◆ **Exercise goal**
Take the lines from the beginning of the material through the line containing "var h = 387;" and retype them exactly, leaving the pictures out.

Begin Record list

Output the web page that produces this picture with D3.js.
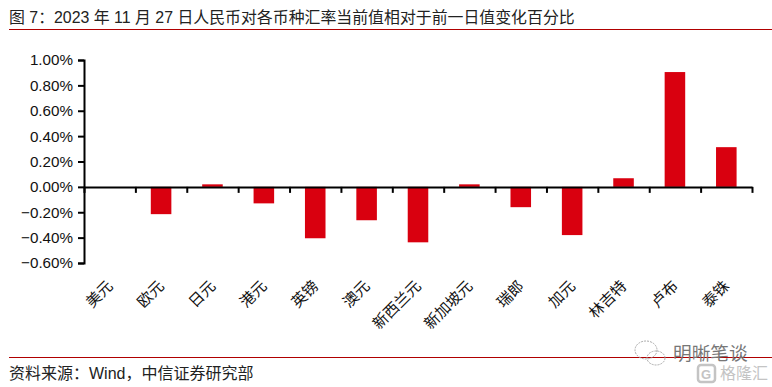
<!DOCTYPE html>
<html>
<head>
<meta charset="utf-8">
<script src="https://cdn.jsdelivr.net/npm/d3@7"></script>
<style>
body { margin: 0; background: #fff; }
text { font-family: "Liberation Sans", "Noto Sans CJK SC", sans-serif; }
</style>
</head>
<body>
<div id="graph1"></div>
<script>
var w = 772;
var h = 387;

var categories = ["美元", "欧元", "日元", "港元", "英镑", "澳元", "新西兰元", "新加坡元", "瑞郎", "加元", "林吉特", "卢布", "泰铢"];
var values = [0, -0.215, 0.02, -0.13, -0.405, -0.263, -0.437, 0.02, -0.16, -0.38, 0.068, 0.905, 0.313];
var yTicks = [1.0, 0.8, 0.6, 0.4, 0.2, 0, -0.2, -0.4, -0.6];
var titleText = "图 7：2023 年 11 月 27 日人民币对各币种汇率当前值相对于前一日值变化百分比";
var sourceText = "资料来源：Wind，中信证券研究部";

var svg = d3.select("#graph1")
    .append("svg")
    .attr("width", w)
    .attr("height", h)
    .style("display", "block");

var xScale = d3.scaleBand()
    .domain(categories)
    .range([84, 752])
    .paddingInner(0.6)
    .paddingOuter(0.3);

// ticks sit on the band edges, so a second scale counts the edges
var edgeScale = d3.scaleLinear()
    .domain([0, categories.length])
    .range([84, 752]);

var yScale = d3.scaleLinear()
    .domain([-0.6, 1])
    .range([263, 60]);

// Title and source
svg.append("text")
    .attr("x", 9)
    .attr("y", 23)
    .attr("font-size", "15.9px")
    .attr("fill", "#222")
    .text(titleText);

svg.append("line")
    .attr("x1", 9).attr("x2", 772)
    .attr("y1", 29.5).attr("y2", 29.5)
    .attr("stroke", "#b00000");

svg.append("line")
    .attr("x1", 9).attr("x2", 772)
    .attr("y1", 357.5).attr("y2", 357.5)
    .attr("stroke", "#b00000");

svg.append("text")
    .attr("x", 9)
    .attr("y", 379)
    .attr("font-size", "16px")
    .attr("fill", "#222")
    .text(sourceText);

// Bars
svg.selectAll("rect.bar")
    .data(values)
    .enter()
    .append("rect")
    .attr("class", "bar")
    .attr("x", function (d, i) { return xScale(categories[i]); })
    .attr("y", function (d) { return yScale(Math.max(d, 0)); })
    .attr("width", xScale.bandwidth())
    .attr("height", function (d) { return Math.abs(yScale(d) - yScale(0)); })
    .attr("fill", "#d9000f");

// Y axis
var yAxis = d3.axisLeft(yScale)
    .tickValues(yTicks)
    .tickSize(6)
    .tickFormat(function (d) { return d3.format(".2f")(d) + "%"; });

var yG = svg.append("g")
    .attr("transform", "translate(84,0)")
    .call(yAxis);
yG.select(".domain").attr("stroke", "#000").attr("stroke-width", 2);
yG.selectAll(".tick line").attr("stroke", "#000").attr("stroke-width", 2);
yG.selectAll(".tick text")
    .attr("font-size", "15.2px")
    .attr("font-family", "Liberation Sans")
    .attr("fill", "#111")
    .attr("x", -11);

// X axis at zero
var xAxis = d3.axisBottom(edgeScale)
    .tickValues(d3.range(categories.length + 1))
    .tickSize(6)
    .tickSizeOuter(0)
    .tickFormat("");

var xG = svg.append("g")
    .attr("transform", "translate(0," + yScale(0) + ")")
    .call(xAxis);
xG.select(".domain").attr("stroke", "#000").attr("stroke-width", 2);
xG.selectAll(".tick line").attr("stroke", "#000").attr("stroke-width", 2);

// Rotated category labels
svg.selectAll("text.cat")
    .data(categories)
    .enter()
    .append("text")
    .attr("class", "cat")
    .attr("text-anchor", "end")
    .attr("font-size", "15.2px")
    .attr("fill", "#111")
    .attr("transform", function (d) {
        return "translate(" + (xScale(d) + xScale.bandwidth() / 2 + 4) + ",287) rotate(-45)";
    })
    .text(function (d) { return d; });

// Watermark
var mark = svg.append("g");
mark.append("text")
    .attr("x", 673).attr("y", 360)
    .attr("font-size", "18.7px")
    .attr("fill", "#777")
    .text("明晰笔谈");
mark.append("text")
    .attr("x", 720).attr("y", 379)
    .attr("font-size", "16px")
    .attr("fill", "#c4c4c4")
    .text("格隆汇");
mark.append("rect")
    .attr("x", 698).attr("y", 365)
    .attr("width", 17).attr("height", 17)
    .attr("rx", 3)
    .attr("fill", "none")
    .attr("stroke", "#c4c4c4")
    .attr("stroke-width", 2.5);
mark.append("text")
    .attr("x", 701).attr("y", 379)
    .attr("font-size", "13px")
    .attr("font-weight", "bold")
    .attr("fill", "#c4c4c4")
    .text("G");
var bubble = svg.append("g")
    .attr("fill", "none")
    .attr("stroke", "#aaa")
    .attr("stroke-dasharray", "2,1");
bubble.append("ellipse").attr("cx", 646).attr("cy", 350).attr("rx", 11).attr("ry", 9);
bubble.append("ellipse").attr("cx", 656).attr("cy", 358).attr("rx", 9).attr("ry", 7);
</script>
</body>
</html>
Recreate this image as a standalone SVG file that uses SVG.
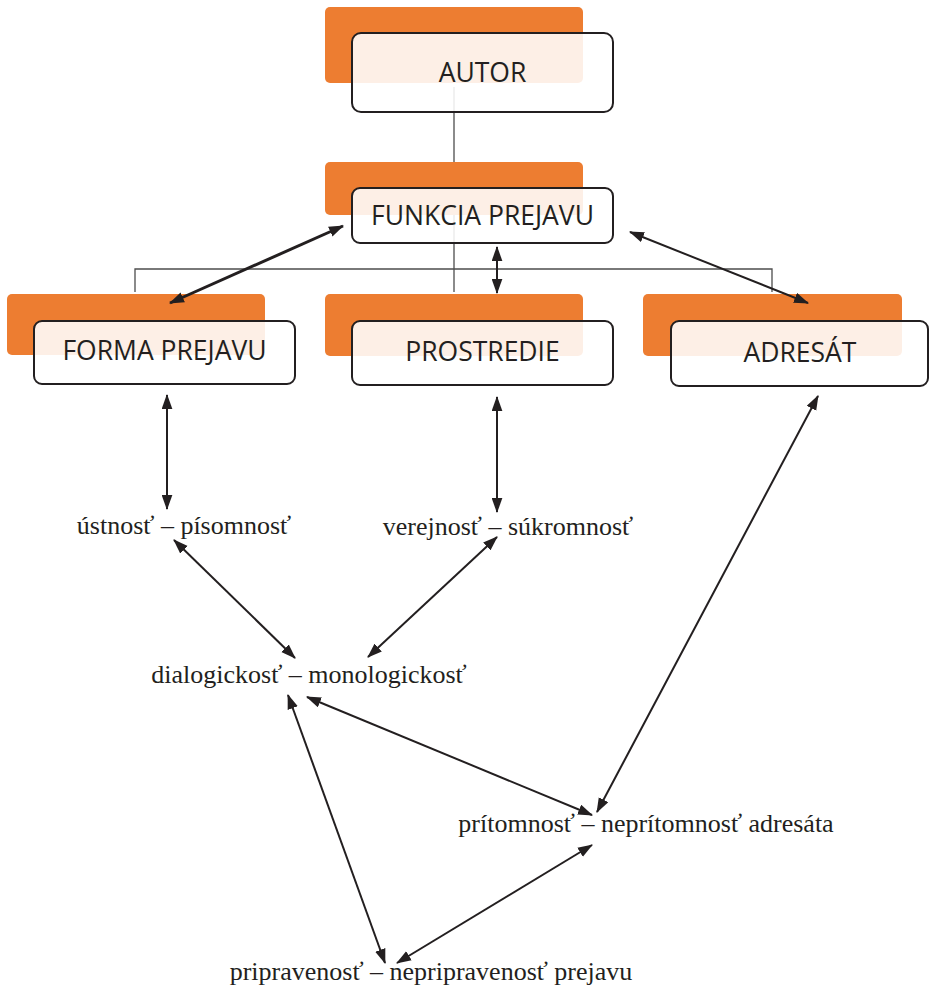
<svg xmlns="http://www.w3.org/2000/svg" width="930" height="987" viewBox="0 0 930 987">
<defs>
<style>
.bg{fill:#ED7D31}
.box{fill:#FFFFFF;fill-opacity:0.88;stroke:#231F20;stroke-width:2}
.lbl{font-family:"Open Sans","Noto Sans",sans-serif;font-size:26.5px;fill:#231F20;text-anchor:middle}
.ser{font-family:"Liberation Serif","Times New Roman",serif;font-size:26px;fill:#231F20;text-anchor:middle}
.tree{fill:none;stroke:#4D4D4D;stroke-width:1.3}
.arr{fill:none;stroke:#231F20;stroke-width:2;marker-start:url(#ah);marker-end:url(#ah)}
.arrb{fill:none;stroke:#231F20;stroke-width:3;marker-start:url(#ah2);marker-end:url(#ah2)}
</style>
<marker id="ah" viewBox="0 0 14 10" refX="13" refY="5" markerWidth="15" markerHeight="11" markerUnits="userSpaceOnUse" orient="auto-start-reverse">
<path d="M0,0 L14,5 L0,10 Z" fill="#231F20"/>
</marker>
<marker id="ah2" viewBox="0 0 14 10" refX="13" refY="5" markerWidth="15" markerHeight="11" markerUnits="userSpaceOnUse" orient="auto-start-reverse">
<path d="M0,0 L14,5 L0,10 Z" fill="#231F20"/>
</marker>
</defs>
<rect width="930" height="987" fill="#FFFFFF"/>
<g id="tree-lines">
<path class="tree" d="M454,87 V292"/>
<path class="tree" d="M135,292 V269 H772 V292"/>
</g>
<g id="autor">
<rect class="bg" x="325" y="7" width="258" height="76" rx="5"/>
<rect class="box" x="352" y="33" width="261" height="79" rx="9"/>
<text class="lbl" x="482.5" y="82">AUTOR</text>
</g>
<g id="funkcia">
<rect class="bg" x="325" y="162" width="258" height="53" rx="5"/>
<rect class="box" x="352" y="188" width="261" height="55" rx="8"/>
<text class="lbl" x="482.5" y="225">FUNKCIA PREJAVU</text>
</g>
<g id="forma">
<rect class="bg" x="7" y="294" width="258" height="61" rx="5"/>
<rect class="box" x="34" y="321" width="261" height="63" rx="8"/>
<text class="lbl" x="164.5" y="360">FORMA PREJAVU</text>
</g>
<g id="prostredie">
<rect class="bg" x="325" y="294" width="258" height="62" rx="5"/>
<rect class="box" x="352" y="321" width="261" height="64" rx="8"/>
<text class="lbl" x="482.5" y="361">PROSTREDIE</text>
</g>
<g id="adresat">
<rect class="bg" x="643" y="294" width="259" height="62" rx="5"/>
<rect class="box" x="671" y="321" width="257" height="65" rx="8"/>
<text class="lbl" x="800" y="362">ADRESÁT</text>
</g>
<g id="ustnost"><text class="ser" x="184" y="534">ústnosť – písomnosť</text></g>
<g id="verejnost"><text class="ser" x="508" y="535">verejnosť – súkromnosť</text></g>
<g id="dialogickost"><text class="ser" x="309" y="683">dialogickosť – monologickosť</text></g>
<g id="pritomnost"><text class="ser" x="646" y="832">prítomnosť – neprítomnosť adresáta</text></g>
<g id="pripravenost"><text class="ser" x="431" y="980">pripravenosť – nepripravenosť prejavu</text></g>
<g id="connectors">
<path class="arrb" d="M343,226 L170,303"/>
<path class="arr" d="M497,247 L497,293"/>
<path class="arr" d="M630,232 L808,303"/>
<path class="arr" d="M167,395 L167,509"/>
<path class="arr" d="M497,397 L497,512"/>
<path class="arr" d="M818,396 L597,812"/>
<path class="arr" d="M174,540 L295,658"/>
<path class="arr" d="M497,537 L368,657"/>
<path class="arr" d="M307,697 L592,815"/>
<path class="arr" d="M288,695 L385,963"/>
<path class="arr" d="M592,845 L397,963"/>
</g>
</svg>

End Record list

◆ **Answer**
Output the web page that produces this picture with D3.js.
<!DOCTYPE html>
<html>
<head>
<meta charset="utf-8">
<script src="https://cdn.jsdelivr.net/npm/d3@7"></script>
<style>
body { margin: 0; background: #fff; }
text { font-family: "Liberation Sans", "Noto Sans CJK SC", sans-serif; }
</style>
</head>
<body>
<div id="graph1"></div>
<script>
var w = 772;
var h = 387;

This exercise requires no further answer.